Section 288 of the Town and Country Planning Act 1990 provides the sole means of challenging the validity of a decision by the Secretary of State, or his inspector, on a planning appeal. Where the ground of challenge is that there has been a failure to comply with “the relevant requirements” in relation to the decision, section 288(5) requires the claimant to show that its interests have thereby been substantially prejudiced.


One such requirement will always be the statutory duty to give reasons for the decision. Where, for instance, the planning appeal has been dealt with by means of a hearing, the duty to give reasons arises under Rule 16 of the Town and Country Planning (Hearings Procedure) Rules 2000. Relevant jurisprudence can be summarised briefly by stating that the reasons for a decision must be intelligible and they must be adequate. They must enable the reader to understand why the matter was decided as it was and what conclusions were reached on the principal important issues. They should enable a disappointed developer, for example, to assess its prospects of obtaining some alternative development permission.
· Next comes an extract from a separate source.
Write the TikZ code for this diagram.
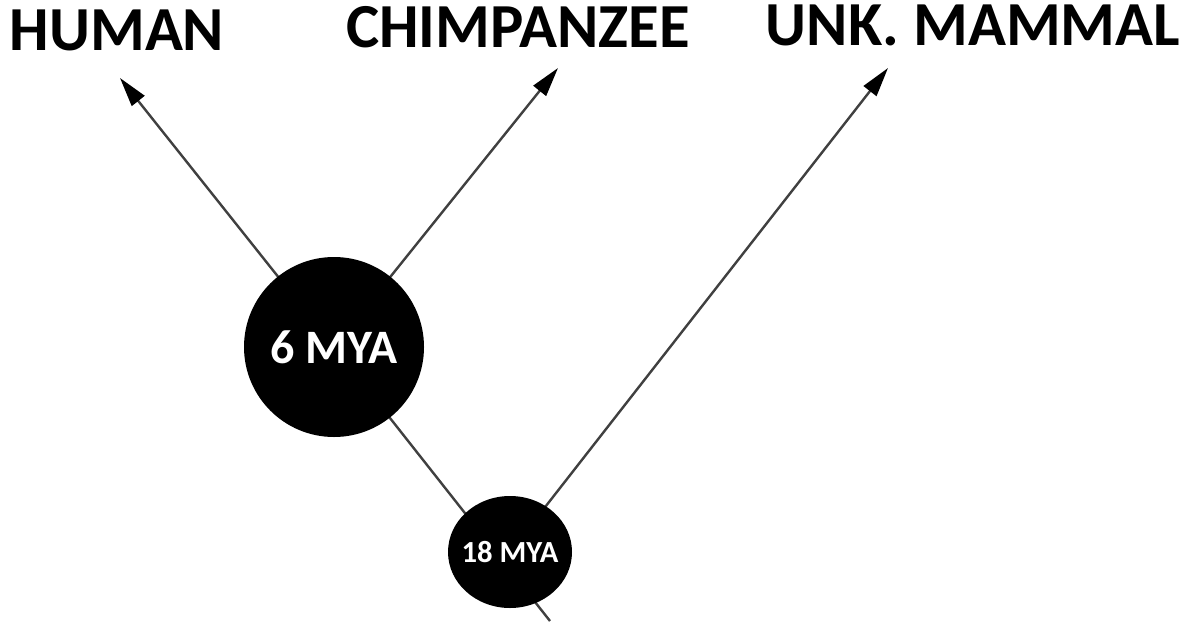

In Proudfoot Properties v Secretary of State for Communities and Local Government [2012] EWHC 2043 (Admin); [2012] PLSCS 173 an inspector, following a hearing, dismissed the claimants appeal against the refusal of the local planning authority (LPA) to grant planning permission for residential development on its land. The sole ground of challenge was that the inspector had failed to give adequate reasons for his conclusions on two specific issues, namely the claimant’s personal circumstances and the claimant’s rights under Article 1 of the First Protocol to the ECHR. The facts the claimant alleged in support were that it had undertaken with the LPA to cease using its land for intensive pig-rearing as part of a deal whereby the LPA had agreed to permit an alternative development on the land, the LPA had failed to do this, there had been accordingly a breach of its Article 1 rights and it had suffered economic loss as a consequence.


The court allowed the claim, holding that while the inspector had given reasons for his conclusions on what clearly were two important issues in the appeal, they were not adequate. This caused the claimant substantial prejudice both in the context of a legal challenge and in relation to future applications for planning permission in respect of the land.